All that said, the transition we're going through now is far from complete. Like the early and painfully disruptive days of the Industrial Revolution, the current concerns about stagnation and wealth concentration may give way once we complete another energy transition. A world supplied by highly distributed, low-cost solar and stored energy arrays (batteries, compressed air, molten salt, etc.) could see an increase in the overall supply, in a fashion that liberates a critical mass of people from the more coercive aspects of the global economy. Tapping the sun directly may prove to be as transformative as tapping ancient deposits of carbon. Indeed, the pre-existence of the information layer may prove to be the thing that makes this possible, just as the process of industrialization had begun before the steam engine kicked it into overdrive.

The big question for the long-range optimists is how do we maintain social and stability and cohesion during the transition?




No, the two revolutions are a lot more similar than you think. The industrial revolution was fueled largely by the technology to harness huge quantities of fossil fuels to power modern machinery. The underlying supply of energy didn't change - those fossil fuel reserves had been built up over hundreds of millions of years, as we're now learning (to our chagrin) a hundred years later. What did change is our ability to extract that energy from the world around us. After the industrial revolution, we woke up and found out that we had previously been literally scratching the surface of the resources available to us on this planet.
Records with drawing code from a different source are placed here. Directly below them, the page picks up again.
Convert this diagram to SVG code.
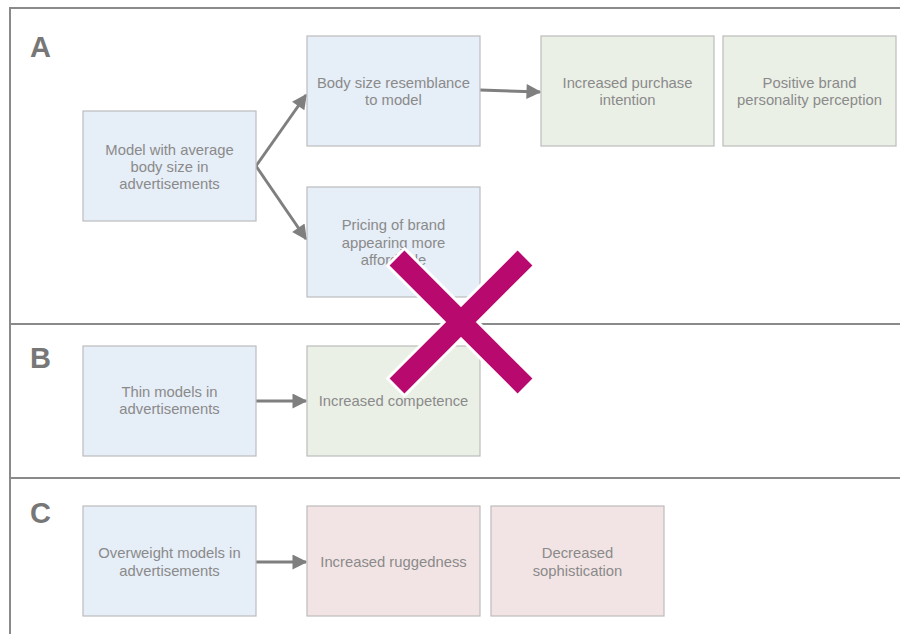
<svg xmlns="http://www.w3.org/2000/svg" width="900" height="634" viewBox="0 0 900 634">
<style>
.box{stroke:#bcbcbc;stroke-width:1.2}
.b{fill:#e6eef7}.g{fill:#ebf0e7}.p{fill:#f2e4e4}
text{font-family:"Liberation Sans",Arial,sans-serif;font-size:14.8px;fill:#8a8a8a;text-anchor:middle}
.lab{font-size:29px;font-weight:bold;fill:#777;text-anchor:start}
.frame{stroke:#8a8a8a;stroke-width:2;fill:none}
.con{stroke:#7f7f7f;stroke-width:3;fill:none}
</style>
<defs>
<marker id="ah" viewBox="0 0 10 10" refX="9" refY="5" markerWidth="6" markerHeight="5" orient="auto" markerUnits="strokeWidth">
<path d="M0,0 L10,5 L0,10 z" fill="#7f7f7f"/>
</marker>
</defs>
<rect width="900" height="634" fill="#fff"/>
<g id="frame">
<path class="frame" d="M10,634 V8 H900 M10,324 H900 M10,478 H900"/>
<text class="lab" x="30" y="57">A</text>
<text class="lab" x="30" y="368">B</text>
<text class="lab" x="30" y="523">C</text>
</g>
<g id="connectors">
<path class="con" d="M256,166 L306,95" marker-end="url(#ah)"/>
<path class="con" d="M256,166 L306,239" marker-end="url(#ah)"/>
<path class="con" d="M480,90 L540,92" marker-end="url(#ah)"/>
<path class="con" d="M256,401 L306,401" marker-end="url(#ah)"/>
<path class="con" d="M256,562 L306,562" marker-end="url(#ah)"/>
</g>
<g id="n1"><rect class="box b" x="83" y="111" width="173" height="110"/><text x="169.5" y="155">Model with average</text><text x="169.5" y="172">body size in</text><text x="169.5" y="189">advertisements</text></g>
<g id="n2"><rect class="box b" x="307" y="36" width="173" height="110"/><text x="393.5" y="88">Body size resemblance</text><text x="393.5" y="105">to model</text></g>
<g id="n3"><rect class="box b" x="307" y="187" width="173" height="110"/><text x="393.5" y="230">Pricing of brand</text><text x="393.5" y="248">appearing more</text><text x="393.5" y="265">affordable</text></g>
<g id="n4"><rect class="box g" x="541" y="36" width="173" height="110"/><text x="627.5" y="88">Increased purchase</text><text x="627.5" y="105">intention</text></g>
<g id="n5"><rect class="box g" x="723" y="36" width="173" height="110"/><text x="809.5" y="88">Positive brand</text><text x="809.5" y="105">personality perception</text></g>
<g id="n6"><rect class="box b" x="83" y="346" width="173" height="110"/><text x="169.5" y="397">Thin models in</text><text x="169.5" y="414">advertisements</text></g>
<g id="n7"><rect class="box g" x="307" y="346" width="173" height="110"/><text x="393.5" y="406">Increased competence</text></g>
<g id="n8"><rect class="box b" x="83" y="506" width="173" height="110"/><text x="169.5" y="558">Overweight models in</text><text x="169.5" y="576">advertisements</text></g>
<g id="n9"><rect class="box p" x="307" y="506" width="173" height="110"/><text x="393.5" y="567">Increased ruggedness</text></g>
<g id="n10"><rect class="box p" x="491" y="506" width="173" height="110"/><text x="577.5" y="558">Decreased</text><text x="577.5" y="576">sophistication</text></g>
<g id="cross">
<path d="M395,256 L527,388 M527,256 L395,388" stroke="#fff" stroke-width="27" fill="none"/>
<path d="M397,258 L525,386 M525,258 L397,386" stroke="#b8096f" stroke-width="21" fill="none"/>
</g>
</svg>
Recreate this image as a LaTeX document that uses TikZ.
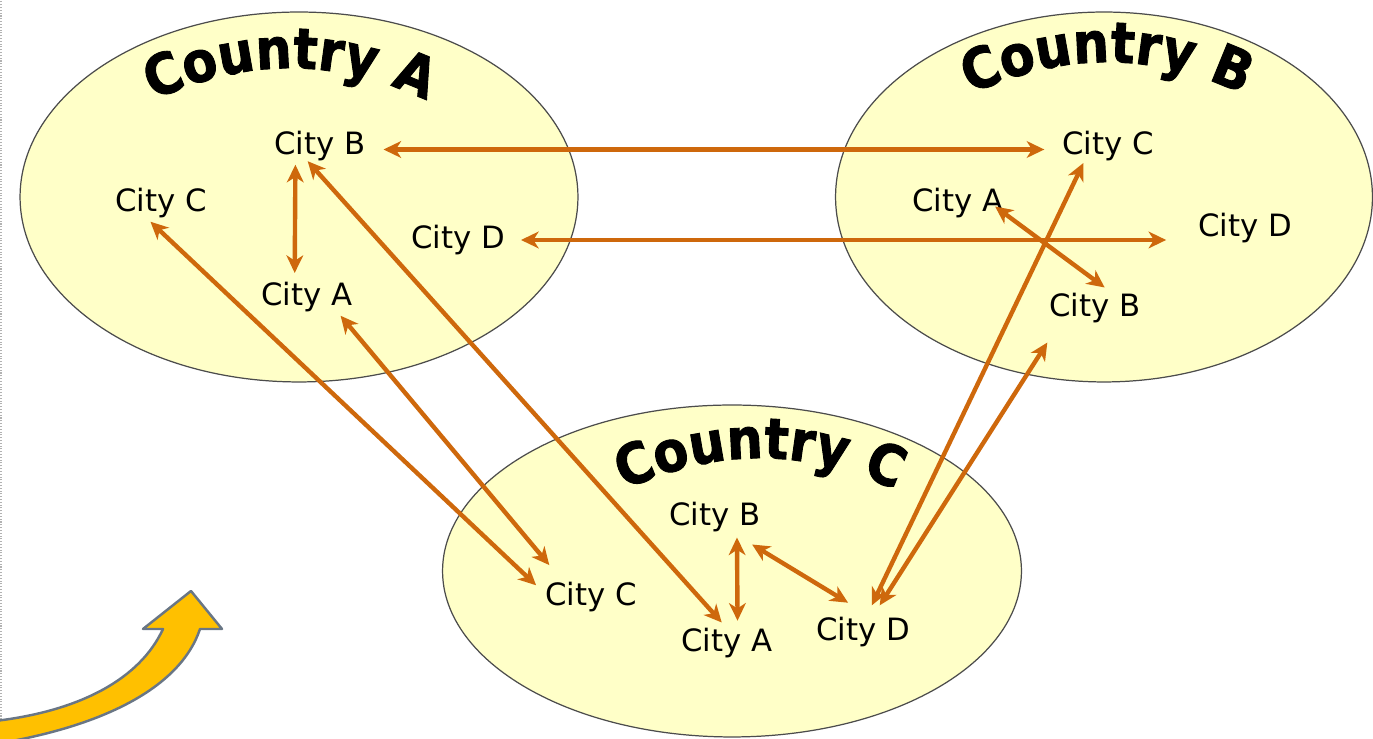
\documentclass[tikz,border=0pt]{standalone}
\usepackage{fontspec}
\setmainfont{DejaVu Sans}
\newfontfamily\countryfam[FakeBold=1.6]{DejaVu Sans Condensed Bold}
\usetikzlibrary{arrows.meta,shapes.geometric,decorations.text}

\definecolor{landfill}{RGB}{255,255,200}
\definecolor{routeorange}{RGB}{206,104,12}
\definecolor{boostgold}{RGB}{255,192,0}
\definecolor{boostedge}{RGB}{105,118,133}

\newcommand\countryfont{\countryfam\fontsize{32}{32}\selectfont}

\tikzset{
  country/.style={ellipse, draw=black!70, line width=0.7pt, fill=landfill, inner sep=0pt},
  countryname/.style={decorate, decoration={text along path, text align=center, text={|\countryfont|#1}}},
  city/.style={font=\fontsize{17.5}{20}\selectfont, inner sep=2pt},
  route/.style={draw=routeorange, line width=2.5pt, >={Stealth[length=10pt,width=9.5pt,inset=3pt]}, <->}
}

\begin{document}
\begin{tikzpicture}[x=0.02cm, y=0.02cm]
    \useasboundingbox (0,0) rectangle (1373,739);

    % page edge
    \draw[gray!60, densely dotted, line width=0.6pt] (1,0) -- (1,739);

    % draw countries
    \node[country, minimum width=11.16cm, minimum height=7.4cm] (ctyA) at (299,542) {};
    \node[country, minimum width=10.74cm, minimum height=7.4cm] (ctyB) at (1104,542) {};
    \node[country, minimum width=11.58cm, minimum height=6.64cm] (ctyC) at (732,168) {};

    % draw country names
    \path[countryname=Country A] (120,621) to[bend left=30] (460,621);
    \path[countryname=Country B] (937,627) to[bend left=30] (1277,627);
    \path[countryname=Country C] (590,231) to[bend left=30] (930,231);

    % draw cities
    \node[city] (aB) at (320,593) {City B};
    \node[city] (aC) at (161,536) {City C};
    \node[city] (aD) at (458,499) {City D};
    \node[city] (aA) at (307,442) {City A};

    \node[city] (bC) at (1108,593) {City C};
    \node[city] (bA) at (958,536) {City A};
    \node[city] (bD) at (1245,511) {City D};
    \node[city] (bB) at (1095,431) {City B};

    \node[city] (cB) at (715,222) {City B};
    \node[city] (cC) at (591,142) {City C};
    \node[city] (cA) at (727,96) {City A};
    \node[city] (cD) at (863,107) {City D};

    % draw routes
    \draw[route] ([shift={(8pt,-2pt)}]aB.east) -- ([shift={(-8pt,-2pt)}]bC.west);
    \draw[route] ([xshift=7pt]aD.east) -- ([xshift=-16pt]aD.east -| bD.west);
    \draw[route] ([xshift=-14pt]aB.south) -- ([shift={(-7pt,3pt)}]aA.north);
    \draw[route] ([xshift=-6pt]aC.south) -- ([shift={(-3pt,-4pt)}]cC.north west);
    \draw[route] ([xshift=-9pt]aA.south east) -- ([shift={(4.5pt,7.5pt)}]cC.north west);
    \draw[route] ([shift={(-7pt,2pt)}]aB.south) -- ([shift={(-3pt,1pt)}]cA.north);
    \draw[route] ([shift={(12.5pt,-1pt)}]cB.south) -- ([shift={(6pt,2pt)}]cA.north);
    \draw[route] ([shift={(-7pt,-5pt)}]cB.south east) -- ([shift={(-8.5pt,6pt)}]cD.north);
    \draw[route] ([shift={(5pt,4.5pt)}]cD.north) -- ([shift={(-14pt,1pt)}]bC.south);
    \draw[route] ([shift={(9.5pt,4.5pt)}]cD.north) -- ([shift={(1pt,-9pt)}]bB.south west);
    \draw[route] ([shift={(-7pt,-2pt)}]bA.east) -- ([shift={(5.5pt,1pt)}]bB.north);

    % growth arrow
    \draw[boostedge, fill=boostgold, line width=1.4pt, line join=round]
      (163,110) .. controls (140,60) and (80,28) .. (-5,18) -- (-5,-5)
      .. controls (100,12) and (180,50) .. (200,110) -- (222,110) -- (191,148) -- (143,110) -- cycle;
\end{tikzpicture}
\end{document}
Similarly, the Information revolution has been fueled by a huge increase in our ability to collect and process data. That's allowed new means of production that use existing resources in a much more efficient way. No, there's no new energy flowing into the system - but there wasn't with the Industrial Revolution either, we just figured out how to use energy that was previously believed to be useless.

There are theoretical limits to the amount of energy our planet can generate, but if you study physics you'll see that the amount of energy extracted by human beings is roughly 1/1000th of the energy available to us [1]. The limiting factor is our technology, not the raw resources in the environment.

[1] http://en.wikipedia.org/wiki/Kardashev_scale


People from the future will likely consider the industrial and information revolutions to be the same revolution, just like people today generally consider the agricultural revolution to be one event instead of its two separate stages.

We could say the industrial revolution ended in 1945 with the Manhattan project and the information revolution began in the 1940's with the Enigma code cracking so the timelines flow into each other, and, as you say, they both had the effect of releasing vast amounts of energy. The agricultural revolution began about 10,000 yrs ago independently in 5 or 10 places around the world with plant seed selection and animal husbandry, but in only two places, North China and Mesopotamia, did they make the separate step of transplanting it all on a large scale to a river valley, perhaps even thousands of years later. (I'm presuming here Egypt and the Indus Valley copied Mesopotamia.)

I suspect the real third big revolution will be inter-stellar travel in perhaps another 10,000 years.


There is also an nascent energy transition towards renewables now.